- Born: January 14, 1909 Milwaukee, Wisconsin
- Died: September 16, 1963 (aged 54) Madison, Wisconsin
- Known for: Painter, printmaker, educator

= Alfred Sessler =

American artist (1909–1963)

Alfred A. Sessler (1909–1963) was an American artist known for his murals for the Works Progress Administration (WPA), his printmaking, and his career as a teacher.

==Biography==
Sessler was born in Milwaukee, Wisconsin, on January 14, 1909. He attended the Layton School of Art in the early 1930s. He later attended the Milwaukee State Teachers College, graduating in 1944. He earned his Master of Arts degree the following year from University of Wisconsin–Madison.

Sessler painted two murals for the New Deal art project, the Treasury Section of Fine Arts. He painted the mural entitled Gager’s Trading Post on the Wadsworth Trail for the United States post office in Morris, Minnesota. He also painted the mural entitled Lumbering in Early Lowell for the Lowell, Michigan post office. Sessler also created lithograph prints for the Federal Art Project.

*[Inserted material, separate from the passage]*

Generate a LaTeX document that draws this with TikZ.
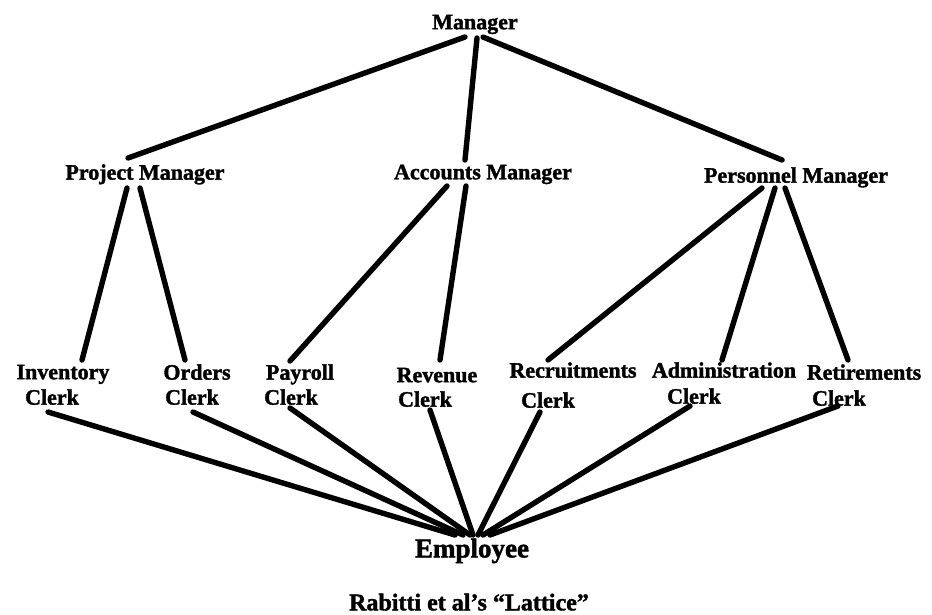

In 1945 Sessler began teaching at the University of Wisconsin–Madison where he founded their graphic arts program. Sessler is credited with creating the color reduction woodcut. He taught at University of Wisconsin until his death.

Sessler died on September 16, 1963, in Madison, Wisconsin.

His work is in the collection of the National Gallery of Art, the Smithsonian American Art Museum, and the Syracuse University Art Museum.

In 1988 the Wisconsin Academy of Sciences, Arts, Letters Gallery held a retrospective of his work entitled The prints of Alfred Sessler from 1935 to 1963. In 2015 Sessler was included in the exhibition Founders & Visionaries: Wisconsin Jewish Artists from the Milwaukee Art Museum at the Jewish Museum Milwaukee.